--- begin Given data ---

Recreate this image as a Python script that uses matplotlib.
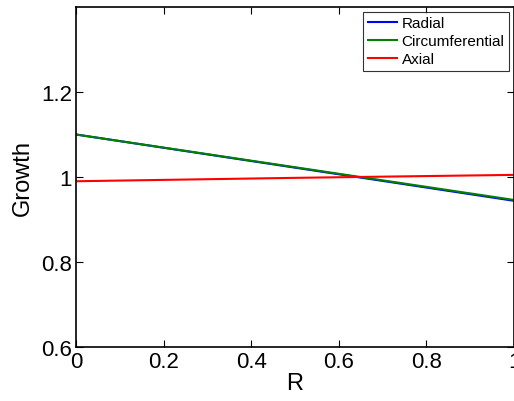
import matplotlib.pyplot as plt

plt.rcParams['font.family'] = ['Liberation Sans', 'DejaVu Sans']

# values
r = [0.0, 0.5, 1.0]
radial = [1.100, 1.022, 0.944]
circumferential = [1.100, 1.023, 0.946]
axial = [0.990, 0.998, 1.005]

fig = plt.figure(figsize=(5.14, 4.02), dpi=100)
ax = fig.add_axes([76 / 514, 1 - 348 / 402, 438 / 514, 340 / 402])

ax.plot(r, radial, color='#0000ff', lw=1.5, label='Radial')
ax.plot(r, circumferential, color='#008000', lw=1.5, label='Circumferential')
ax.plot(r, axial, color='#ff0000', lw=1.5, label='Axial')

ax.set_xlim(0, 1)
ax.set_ylim(0.6, 1.4)
ax.set_xticks([0, 0.2, 0.4, 0.6, 0.8, 1])
ax.set_xticklabels(['0', '0.2', '0.4', '0.6', '0.8', '1'])
ax.set_yticks([0.6, 0.8, 1.0, 1.2])
ax.set_yticklabels(['0.6', '0.8', '1', '1.2'])
ax.tick_params(direction='in', top=True, right=True, length=5, width=0.8,
               labelsize=16, pad=3)
for s in ax.spines.values():
    s.set_linewidth(1.2)

ax.set_xlabel('R', fontsize=17, labelpad=0)
ax.set_ylabel('Growth', fontsize=17, labelpad=5)

leg = ax.legend(loc='upper right', fontsize=11, frameon=True, fancybox=False,
                borderpad=0.32, labelspacing=0.25, handlelength=1.9,
                handletextpad=0.33, borderaxespad=0.3)
leg.get_frame().set_edgecolor('black')
leg.get_frame().set_linewidth(0.8)

fig.savefig('out.png', dpi=100)
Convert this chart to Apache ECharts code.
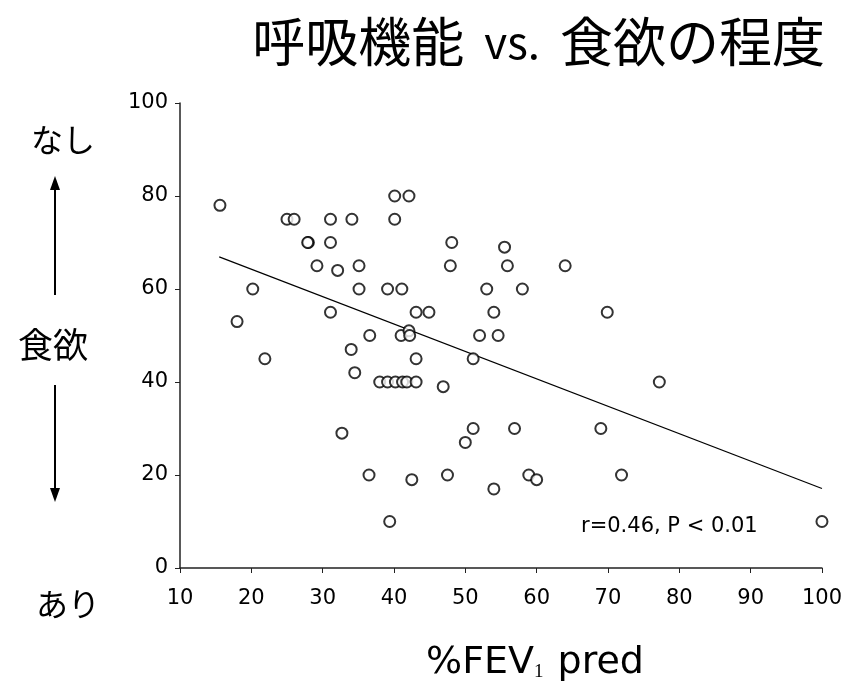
<!DOCTYPE html>
<html><head><meta charset="utf-8">
<script src="https://cdn.jsdelivr.net/npm/echarts@6/dist/echarts.min.js"></script>
<style>html,body{margin:0;padding:0;background:#fff}#c{width:845px;height:686px}</style>
</head><body><div id="c"></div>
<script>
// FEV1 % predicted (x) vs appetite score (y)
var fevValues = [15.6,25.0,26.0,31.1,34.1,28.0,27.9,31.1,29.2,32.1,35.1,20.2,35.1,31.1,18.0,36.6,34.0,
  40.1,42.1,40.1,48.1,55.5,47.9,55.9,64.0,39.1,41.1,53.0,58.0,43.1,44.9,54.0,41.0,42.1,42.2,52.0,54.6,69.9,
  21.9,34.5,38.0,39.1,40.2,41.2,41.8,43.1,32.7,36.5,43.1,51.1,46.9,51.1,56.9,50.0,42.5,47.5,58.9,60.0,54.0,39.4,
  77.2,69.0,71.9,100.0];
var appetiteValues = [78,75,75,75,75,70,70,70,65,64,65,60,60,55,53,50,47,
  80,80,75,70,69,65,65,65,60,60,60,60,55,55,55,50,51,50,50,50,55,
  45,42,40,40,40,40,40,40,29,20,45,45,39,30,30,27,19,20,20,19,17,10,
  40,30,20,10];
var regressionX = [15.5, 100];
var regressionY = [66.9, 17.1];
var xTicks = [10,20,30,40,50,60,70,80,90,100];
var yTicks = [0,20,40,60,80,100];
var titleParts = ['呼吸機能', 'vs.', '食欲の程度'];
var statText = 'r=0.46, P < 0.01';

var points = fevValues.map(function(v,i){return [v, appetiteValues[i]];});
var lineData = regressionX.map(function(v,i){return [v, regressionY[i]];});

var chart = echarts.init(document.getElementById('c'), null, {renderer:'canvas'});
var numFont = '"DejaVu Sans", sans-serif';
var jpFont = '"Noto Sans CJK JP", sans-serif';
chart.setOption({
  backgroundColor:'#fff',
  animation:false,
  grid:{left:180, right:23, top:103, bottom:118},
  xAxis:{type:'value', min:10, max:100, interval:10,
    axisLine:{lineStyle:{color:'#222', width:1.5}},
    axisTick:{show:true, length:5, lineStyle:{color:'#222'}},
    splitLine:{show:false},
    axisLabel:{fontFamily:numFont, fontSize:21, color:'#000', margin:20,
      formatter:function(v){return xTicks.indexOf(v)>=0? String(v):'';}}
  },
  yAxis:{type:'value', min:0, max:100, interval:20,
    axisLine:{show:true, lineStyle:{color:'#222', width:1.5}},
    axisTick:{show:true, length:5, lineStyle:{color:'#222'}},
    splitLine:{show:false},
    axisLabel:{fontFamily:numFont, fontSize:21, color:'#000', margin:12,
      formatter:function(v){return yTicks.indexOf(v)>=0? String(v):'';}}
  },
  series:[
    {type:'line', data:lineData, symbol:'none', lineStyle:{color:'#000', width:1.2}, z:1, silent:true},
    {type:'scatter', data:points, symbol:'circle', symbolSize:11,
      itemStyle:{color:'#fff', borderColor:'#000', borderWidth:2}, z:3}
  ],
  graphic:[
    {type:'text', x:825, y:42, style:{
      text:'{a|'+titleParts[0]+'}{v|'+titleParts[1]+'}{a|'+titleParts[2]+'}',
      fill:'#000', textAlign:'right', textVerticalAlign:'middle',
      rich:{a:{font:'53px '+jpFont, fill:'#000'},
            v:{font:'44px '+jpFont, fill:'#000', padding:[0,20,0,20]}}}},
    {type:'text', x:535, y:663, style:{text:'%FEV{sub|1} pred', font:'38px '+numFont, fill:'#000', textAlign:'center', textVerticalAlign:'middle',
      rich:{sub:{font:'19px "Liberation Serif", serif', fill:'#000', verticalAlign:'bottom', padding:[15,2,0,0]}}}},
    {type:'text', x:581, y:527, style:{text:statText, font:'21px '+numFont, fill:'#000', textAlign:'left', textVerticalAlign:'middle'}},
    {type:'text', x:63, y:140, style:{text:'なし', font:'32px '+jpFont, fill:'#000', textAlign:'center', textVerticalAlign:'middle'}},
    {type:'text', x:53, y:345, style:{text:'食欲', font:'35px '+jpFont, fill:'#000', textAlign:'center', textVerticalAlign:'middle'}},
    {type:'text', x:68, y:604, style:{text:'あり', font:'32px '+jpFont, fill:'#000', textAlign:'center', textVerticalAlign:'middle'}},
    {type:'line', shape:{x1:55, y1:186, x2:55, y2:295}, style:{stroke:'#000', lineWidth:2}},
    {type:'polygon', shape:{points:[[55,176],[50,190],[60,190]]}, style:{fill:'#000'}},
    {type:'line', shape:{x1:55, y1:385, x2:55, y2:492}, style:{stroke:'#000', lineWidth:2}},
    {type:'polygon', shape:{points:[[55,502],[50,488],[60,488]]}, style:{fill:'#000'}}
  ]
});
</script></body></html>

--- end Given data ---

#### [Job]
Repeat the records above exactly, from the first line through the line containing "fig.savefig('out.png', dpi=100)", and leave out the pictures.

#### [Result of the exercise]
Recreate this image as a Python script that uses matplotlib.
import matplotlib.pyplot as plt

plt.rcParams['font.family'] = ['Liberation Sans', 'DejaVu Sans']

# values
r = [0.0, 0.5, 1.0]
radial = [1.100, 1.022, 0.944]
circumferential = [1.100, 1.023, 0.946]
axial = [0.990, 0.998, 1.005]

fig = plt.figure(figsize=(5.14, 4.02), dpi=100)
ax = fig.add_axes([76 / 514, 1 - 348 / 402, 438 / 514, 340 / 402])

ax.plot(r, radial, color='#0000ff', lw=1.5, label='Radial')
ax.plot(r, circumferential, color='#008000', lw=1.5, label='Circumferential')
ax.plot(r, axial, color='#ff0000', lw=1.5, label='Axial')

ax.set_xlim(0, 1)
ax.set_ylim(0.6, 1.4)
ax.set_xticks([0, 0.2, 0.4, 0.6, 0.8, 1])
ax.set_xticklabels(['0', '0.2', '0.4', '0.6', '0.8', '1'])
ax.set_yticks([0.6, 0.8, 1.0, 1.2])
ax.set_yticklabels(['0.6', '0.8', '1', '1.2'])
ax.tick_params(direction='in', top=True, right=True, length=5, width=0.8,
               labelsize=16, pad=3)
for s in ax.spines.values():
    s.set_linewidth(1.2)

ax.set_xlabel('R', fontsize=17, labelpad=0)
ax.set_ylabel('Growth', fontsize=17, labelpad=5)

leg = ax.legend(loc='upper right', fontsize=11, frameon=True, fancybox=False,
                borderpad=0.32, labelspacing=0.25, handlelength=1.9,
                handletextpad=0.33, borderaxespad=0.3)
leg.get_frame().set_edgecolor('black')
leg.get_frame().set_linewidth(0.8)

fig.savefig('out.png', dpi=100)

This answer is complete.